Enquanto uma, a adolescente, vive seu calvário, a mais nova, imersa em seus sonhos, deseja torna-se mocinha, menstruar. O filme soma essas três histórias com um bom elenco (em especial a mãe, Ane Oliva) e uma fotografia muito colorida (de Wilssa Esser).
O longa-metragem chileno-japonês “Green Grass” nasceu do encontro fortuito entre um jovem curta-metragista chileno, Ignácio Ruiz, e um curta-metragista japonês, Masataka Ishizaki, no Mercado de Cannes, 12 anos atrás. Eles mal falavam inglês. Apesar das dificuldades de comunicação verbal e do desconhecimento total do espanhol e do japonês, ficaram amigos e passaram o festival “se entendendo por gestos” e “fazendo planos”. Esboçaram, ali, um apressado argumento para um longa-metragem, uma coprodução entre Chile e Japão. Doze anos depois, o resultado chegou ao Cine Ceará.
Os caminhos, porém, foram tortuosos. “Como éramos muito jovens, tínhamos vinte e pouquinhos anos, achamos por bem procurar roteiristas profissionais para nos ajudar. Foi o que fizemos. Procuramos um roteirista chileno e um japonês. Ele fizeram algo mais pop do que queríamos. Muitos outros roteiristas deram palpites, mas o roteiro final, o que foi filmado, é nosso”.
Como o filme busca “mais sensações, uma atmosfera” — garante o diretor —, “um roteiro não era tão essencial”. Até porque “trabalhamos com pouquíssimos diálogos”.
A trama é, realmente, rarefeita e misteriosa. Kondo, um empresário japonês (Masataka Ishizaki), de 30 anos, acorda em uma praia desconhecida após um grande terremoto. Ao tentar retornar à sua rotina, conhece personagens estranhos que o ajudarão a entender onde está. Enquanto isso, seu pai (um empresário/Tokuma Nishiota), sentindo a solidão do mundo corporativo, buscará novas maneiras de seguir adiante. Apesar da distância que os separa, ambos conseguem reconciliar-se com o passado e encontrar um novo caminho a seguir.
A parte do jovem empresário foi filmada no sul do Chile, onde nasceu o diretor (próximo a Chiloé). E as partes do empresário desiludido com o mundo corporativo, no Japão. Ignácio Ruiz, que é conterrâneo do cineasta Raul Ruiz (Puerto Montt, 1941-Paris, 2011), diz ter grandes afinidades com o cinema do diretor de “As Três Coroas do Marinheiro” (1973), e também com o cinema de outro conterrâneo, José Luis Torres Leiva (“El Sueño de Ana”). E, ainda, com os filmes do tailandês Apichatpong Weerasethakul.

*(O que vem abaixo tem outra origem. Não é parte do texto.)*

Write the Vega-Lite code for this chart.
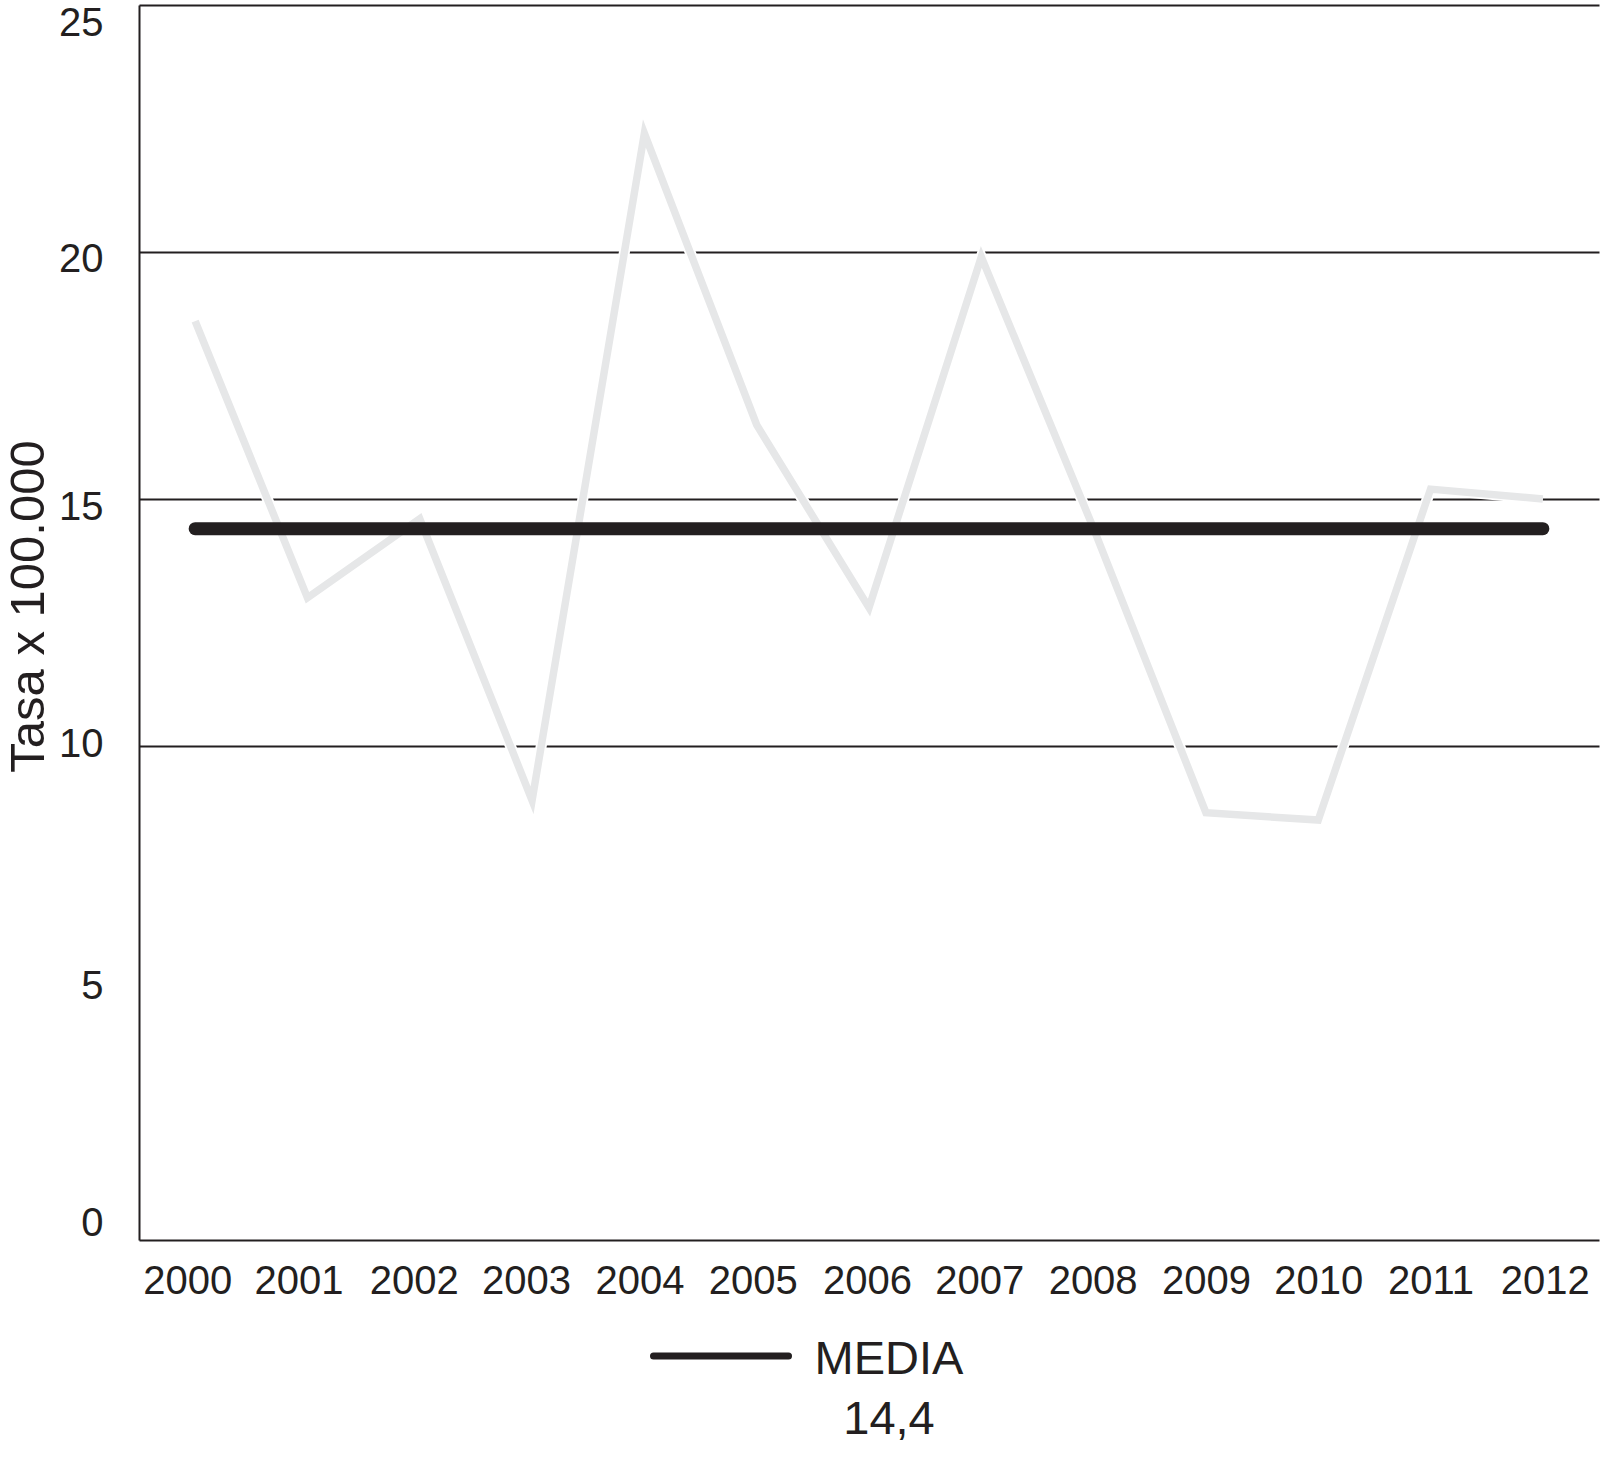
{
  "$schema": "https://vega.github.io/schema/vega-lite/v6.json",
  "width": 1460,
  "height": 1235,
  "autosize": {"type": "none"},
  "padding": {"left": 139, "top": 5, "right": 3, "bottom": 217},
  "background": "white",
  "config": {"view": {"stroke": null}, "font": "Liberation Sans"},
  "data": {
    "values": [
      {"anio": "2000", "tasa": 18.6, "media": 14.4},
      {"anio": "2001", "tasa": 13.0, "media": 14.4},
      {"anio": "2002", "tasa": 14.6, "media": 14.4},
      {"anio": "2003", "tasa": 8.9, "media": 14.4},
      {"anio": "2004", "tasa": 22.4, "media": 14.4},
      {"anio": "2005", "tasa": 16.5, "media": 14.4},
      {"anio": "2006", "tasa": 12.8, "media": 14.4},
      {"anio": "2007", "tasa": 19.9, "media": 14.4},
      {"anio": "2008", "tasa": 14.4, "media": 14.4},
      {"anio": "2009", "tasa": 8.65, "media": 14.4},
      {"anio": "2010", "tasa": 8.5, "media": 14.4},
      {"anio": "2011", "tasa": 15.2, "media": 14.4},
      {"anio": "2012", "tasa": 15.0, "media": 14.4}
    ]
  },
  "encoding": {
    "x": {
      "field": "anio",
      "type": "ordinal",
      "scale": {"type": "point", "padding": 0.5},
      "axis": {
        "title": null,
        "labelAngle": 0,
        "ticks": false,
        "labelPadding": 21,
        "labelFontSize": 40,
        "labelFont": "Liberation Sans",
        "labelColor": "#231f20",
        "labelOffset": {
          "condition": [
            {"test": "datum.value == '2000'", "value": -8},
            {"test": "datum.value == '2001'", "value": -9},
            {"test": "datum.value == '2002'", "value": -6},
            {"test": "datum.value == '2003'", "value": -6},
            {"test": "datum.value == '2004'", "value": -5},
            {"test": "datum.value == '2005'", "value": -4},
            {"test": "datum.value == '2006'", "value": -2},
            {"test": "datum.value == '2007'", "value": -2},
            {"test": "datum.value == '2008'", "value": -1},
            {"test": "datum.value == '2012'", "value": 2}
          ],
          "value": 0
        },
        "domainColor": "#231f20",
        "domainWidth": 2,
        "grid": false
      }
    }
  },
  "layer": [
    {
      "mark": {"type": "line", "stroke": "white", "strokeWidth": 11},
      "encoding": {
        "y": {
          "field": "tasa",
          "type": "quantitative",
          "scale": {"domain": [0, 25], "nice": false, "zero": true},
          "axis": {
            "title": "Tasa x 100.000",
            "titleFont": "Liberation Sans",
            "titleFontSize": 49,
            "titleFontWeight": "normal",
            "titleColor": "#231f20",
            "titleAngle": 270,
            "titleX": -96,
            "titleY": 601,
            "titleAlign": "center",
            "titleBaseline": "alphabetic",
            "values": [0, 5, 10, 15, 20, 25],
            "ticks": false,
            "labelPadding": 36,
            "labelFontSize": 40,
            "labelFont": "Liberation Sans",
            "labelColor": "#231f20",
            "labelBaseline": "middle",
            "labelOffset": {
              "condition": [
                {"test": "datum.value == 25", "value": 18},
                {"test": "datum.value == 20", "value": 7},
                {"test": "datum.value == 15", "value": 8},
                {"test": "datum.value == 10", "value": -2},
                {"test": "datum.value == 5", "value": -7},
                {"test": "datum.value == 0", "value": -17}
              ],
              "value": 0
            },
            "domainColor": "#231f20",
            "domainWidth": 2,
            "grid": true,
            "gridColor": "#231f20",
            "gridWidth": 1.8,
            "gridOpacity": {"condition": {"test": "datum.value < 10", "value": 0}, "value": 1}
          }
        }
      }
    },
    {
      "mark": {"type": "line", "stroke": "#e6e7e8", "strokeWidth": 7.5},
      "encoding": {
        "y": {"field": "tasa", "type": "quantitative"}
      }
    },
    {
      "mark": {"type": "line", "strokeWidth": 13, "strokeCap": "round"},
      "encoding": {
        "y": {"field": "media", "type": "quantitative"},
        "stroke": {
          "datum": "MEDIA",
          "scale": {"range": ["#231f20"]},
          "legend": {
            "orient": "none",
            "legendX": 511,
            "legendY": 1280,
            "padding": 0,
            "title": null,
            "symbolType": "stroke",
            "symbolSize": 18225,
            "symbolStrokeWidth": 7,
            "symbolStrokeColor": "#231f20",
            "labelExpr": "['MEDIA', '14,4']",
            "labelFont": "Liberation Sans",
            "labelFontSize": 47,
            "labelColor": "#231f20",
            "labelAlign": "center",
            "labelBaseline": "middle",
            "labelOffset": 97,
            "labelLimit": 0,
            "encode": {
              "labels": {"update": {"lineHeight": {"value": 60}, "dy": {"value": 4}}},
              "symbols": {"update": {"strokeCap": {"value": "round"}}}
            }
          }
        }
      }
    }
  ]
}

O japonês Masataka Ishizaki, que, além de diretor de curtas e ator, é também produtor e roteirista, chegou ao Cine Ceará no começo do festival. Está aprendendo algumas palavras em português, participando com imensa alegria das conversas e assistindo a muitos filmes. E feliz em ter trabalhado em parceria com latino-americanos. “Vocês são menos rigorosos que os japoneses”, assegurou durante o debate de “Green Grass”. “No meu país, trabalhamos dentro de hierarquia muito vertical. Vocês atuam de forma mais horizontal”. Então, “sendo assim, o trabalho se torna mais prazeroso”. Para fazer “Green Grass”, ele conta que assistiu ao filme “Depois da Vida” (1998), de Hirokazu Koreeda. Sem querer, forneceu spoiler sobre a trama do longa que ele protagonizou. Ou seja, Kondo, o jovem empresário que interpreta, pode não estar mais no mundo dos vivos, e sim num limbo.